Unfortunately, a lot of information like names, addresses, SSNs, etc., aren't really confidential anymore. After all those data breaches throughout the years, this type of information has likely already been aggregated and shared (or sold) in hacker forums and other dark corners of the Web.

How about those challenge questions? While the answers to many of those questions used to be impossible to find online, many of them are now easily seen in or inferable from posts, comments, likes, and shares on social media sites like Facebook, Twitter, Instagram, and others.

Understanding the limitation and how to counter it

The main problem with the "Get Transcript" authentication system was that it simply employed a single "factor" of authentication, i.e., it was purely knowledge-based. As mentioned earlier, it only required things that the user "knew". That's the limitation. As we've explained in the previous section, a lot of supposedly confidential information is already scattered in the dark corners of the Internet.

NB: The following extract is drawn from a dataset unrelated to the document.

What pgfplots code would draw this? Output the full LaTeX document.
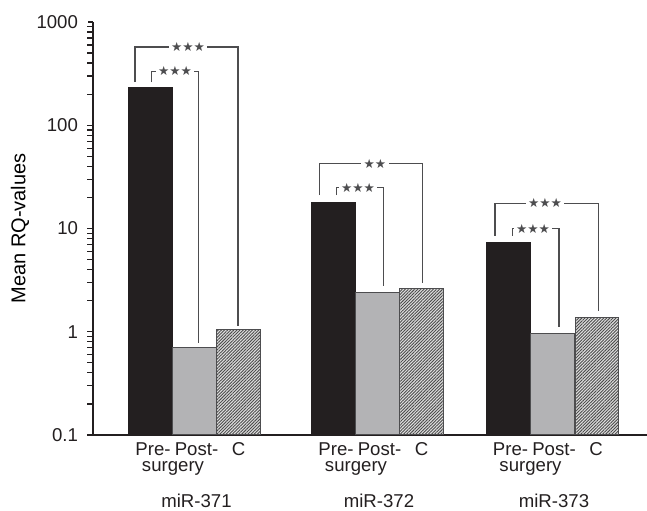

But aren't all authentication systems knowledge-based? Not really.

While we're all used to submitting passwords and other pieces of information to authenticate, some authentication systems can actually require something that:

  • the user has - like a token, card, phone, client certificate or private key or
  • the user is - like the user's thumbprint or retinal scan

When either of these factors of authentication (or both) are combined with knowledge-based authentication (what the user knows), the authentication process becomes much harder to crack.

An attacker can probably acquire hundreds of thousands of user passwords and other verification data. But what are the chances of the attacker also having say even just a hundred phones owned by those same users? Not likely, right?

set-up-ssl-client-authentication

Of course, adding even just one more factor of authentication can be difficult to implement and less user-friendly. Still, if the authentication process is used to secure a resource, system, or infrastructure that's as critical as, say, taxpayer's personal information, it's probably worth the hassle.